In other countries, in the so-called Romance and Slavic world, people are altogether more interested in literature; it has a completely different status than it has for us.  Literature here isn’t valued at all.  Here music is valued, acting is valued; really nothing else is valued at all. It’s always been that way.  A translation is a different book.  It no longer has anything whatsoever to do with the original.  It’s a book by the person who translated it.  Of course I write in German.  They’re mailed, the books are mailed, to my house, and they either get a laugh or they don’t.  If they’ve got hideous covers then you just get cross and you leaf through them once and then you’re done with them.  Quite apart from the weird and completely different title, they’ve got nothing in common with your own books.  No, it’s obviously impossible to translate anything.  A piece of music you can play anywhere in the world if you follow the notes.  But a book should be read, or in my case, played, in German everywhere.  On an orchestra.

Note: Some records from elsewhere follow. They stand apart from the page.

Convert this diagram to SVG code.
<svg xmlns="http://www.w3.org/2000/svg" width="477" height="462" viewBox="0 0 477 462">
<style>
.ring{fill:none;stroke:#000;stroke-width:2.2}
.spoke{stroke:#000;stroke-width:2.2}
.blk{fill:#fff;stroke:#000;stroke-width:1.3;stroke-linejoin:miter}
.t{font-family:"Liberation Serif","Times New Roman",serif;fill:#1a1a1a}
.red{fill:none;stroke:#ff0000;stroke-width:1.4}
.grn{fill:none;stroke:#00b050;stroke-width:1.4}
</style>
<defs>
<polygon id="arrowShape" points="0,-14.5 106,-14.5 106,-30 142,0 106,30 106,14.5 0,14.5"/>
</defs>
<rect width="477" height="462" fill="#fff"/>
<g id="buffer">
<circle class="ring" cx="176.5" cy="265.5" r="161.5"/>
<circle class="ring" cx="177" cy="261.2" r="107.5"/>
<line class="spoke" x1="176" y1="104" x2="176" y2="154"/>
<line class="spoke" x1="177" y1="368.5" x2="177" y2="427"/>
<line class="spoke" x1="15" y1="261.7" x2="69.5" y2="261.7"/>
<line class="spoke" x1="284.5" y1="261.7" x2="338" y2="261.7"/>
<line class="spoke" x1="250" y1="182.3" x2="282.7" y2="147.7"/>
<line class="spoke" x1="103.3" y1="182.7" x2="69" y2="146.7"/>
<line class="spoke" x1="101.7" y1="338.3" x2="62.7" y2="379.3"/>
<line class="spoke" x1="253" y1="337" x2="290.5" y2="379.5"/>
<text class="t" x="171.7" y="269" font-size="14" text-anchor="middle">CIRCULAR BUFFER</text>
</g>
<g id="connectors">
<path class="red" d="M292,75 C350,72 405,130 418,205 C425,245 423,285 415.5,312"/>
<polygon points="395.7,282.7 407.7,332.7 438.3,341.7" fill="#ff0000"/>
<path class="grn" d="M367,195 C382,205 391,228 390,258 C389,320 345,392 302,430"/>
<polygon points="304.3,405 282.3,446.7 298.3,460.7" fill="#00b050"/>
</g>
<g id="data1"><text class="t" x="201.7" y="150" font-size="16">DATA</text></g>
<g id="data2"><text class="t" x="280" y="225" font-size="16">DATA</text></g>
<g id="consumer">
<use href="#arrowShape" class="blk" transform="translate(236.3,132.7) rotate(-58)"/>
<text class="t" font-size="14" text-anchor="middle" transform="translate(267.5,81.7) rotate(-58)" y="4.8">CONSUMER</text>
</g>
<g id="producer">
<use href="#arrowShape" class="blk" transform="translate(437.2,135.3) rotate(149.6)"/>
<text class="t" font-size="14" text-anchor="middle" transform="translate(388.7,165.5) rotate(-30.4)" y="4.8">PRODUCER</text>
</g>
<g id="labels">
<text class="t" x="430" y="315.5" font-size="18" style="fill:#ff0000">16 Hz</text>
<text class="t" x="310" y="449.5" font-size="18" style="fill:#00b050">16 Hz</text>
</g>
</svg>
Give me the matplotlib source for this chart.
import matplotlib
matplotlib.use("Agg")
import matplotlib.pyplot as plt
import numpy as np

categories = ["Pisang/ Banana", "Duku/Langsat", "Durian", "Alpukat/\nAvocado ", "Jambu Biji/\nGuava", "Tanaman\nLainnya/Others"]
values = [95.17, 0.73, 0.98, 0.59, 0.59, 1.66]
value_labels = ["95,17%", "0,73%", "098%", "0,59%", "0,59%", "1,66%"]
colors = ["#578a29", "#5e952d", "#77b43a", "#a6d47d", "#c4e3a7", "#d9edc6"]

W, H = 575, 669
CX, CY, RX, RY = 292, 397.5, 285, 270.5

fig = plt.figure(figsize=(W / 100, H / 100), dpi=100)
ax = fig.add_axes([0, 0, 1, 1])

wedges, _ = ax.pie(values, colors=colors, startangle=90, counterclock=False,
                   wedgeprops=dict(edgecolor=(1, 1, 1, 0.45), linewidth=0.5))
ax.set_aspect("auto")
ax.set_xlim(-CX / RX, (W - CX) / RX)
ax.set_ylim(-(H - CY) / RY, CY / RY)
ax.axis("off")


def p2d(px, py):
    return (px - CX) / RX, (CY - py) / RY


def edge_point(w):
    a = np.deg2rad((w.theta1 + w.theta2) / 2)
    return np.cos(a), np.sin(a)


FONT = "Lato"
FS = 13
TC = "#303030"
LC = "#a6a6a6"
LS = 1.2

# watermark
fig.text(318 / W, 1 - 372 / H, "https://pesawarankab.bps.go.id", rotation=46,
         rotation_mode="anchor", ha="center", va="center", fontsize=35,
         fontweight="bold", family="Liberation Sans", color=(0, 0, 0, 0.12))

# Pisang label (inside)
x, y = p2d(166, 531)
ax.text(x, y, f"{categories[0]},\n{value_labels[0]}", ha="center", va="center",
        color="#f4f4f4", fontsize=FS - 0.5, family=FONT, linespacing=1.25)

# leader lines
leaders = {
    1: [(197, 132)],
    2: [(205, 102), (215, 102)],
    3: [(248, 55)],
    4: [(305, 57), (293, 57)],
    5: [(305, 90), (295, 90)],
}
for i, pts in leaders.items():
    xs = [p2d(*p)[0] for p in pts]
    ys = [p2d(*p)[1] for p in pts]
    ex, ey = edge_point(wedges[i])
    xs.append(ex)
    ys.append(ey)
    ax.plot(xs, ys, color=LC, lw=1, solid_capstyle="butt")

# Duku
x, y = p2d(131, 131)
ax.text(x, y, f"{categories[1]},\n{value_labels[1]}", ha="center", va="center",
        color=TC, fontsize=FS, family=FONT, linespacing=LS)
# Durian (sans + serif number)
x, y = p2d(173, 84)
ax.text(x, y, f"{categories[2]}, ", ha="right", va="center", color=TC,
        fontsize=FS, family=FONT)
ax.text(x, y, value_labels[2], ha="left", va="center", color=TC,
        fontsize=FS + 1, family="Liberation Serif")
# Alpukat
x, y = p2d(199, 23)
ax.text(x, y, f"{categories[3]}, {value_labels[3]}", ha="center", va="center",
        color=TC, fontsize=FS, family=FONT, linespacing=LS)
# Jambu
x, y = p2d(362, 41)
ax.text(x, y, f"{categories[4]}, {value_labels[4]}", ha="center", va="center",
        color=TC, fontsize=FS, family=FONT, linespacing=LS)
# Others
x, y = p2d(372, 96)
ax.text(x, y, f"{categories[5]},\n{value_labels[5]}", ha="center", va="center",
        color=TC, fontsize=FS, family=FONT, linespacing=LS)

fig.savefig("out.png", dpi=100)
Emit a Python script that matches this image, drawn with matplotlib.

It’s certainly a real corker, like fifty toilets, but on the other hand I couldn’t care less about it, because I’m surrounded by very pleasant people, because, for example, my siblings aren’t interested in the slightest.   They really have no idea whatsoever of what one of my plays or novels is like.  It’s all the same to them.  Ideal people to be around.  I mean, I obviously refuse to present myself as anything, either as a great man or as a hack.  
Of course I’ve said more when people have read the books, but of course people don’t read the books.  Everything I’ve written about over the past twenty-five years in all my books has come to pass.  Every book I’ve written is chock-full of resolutions.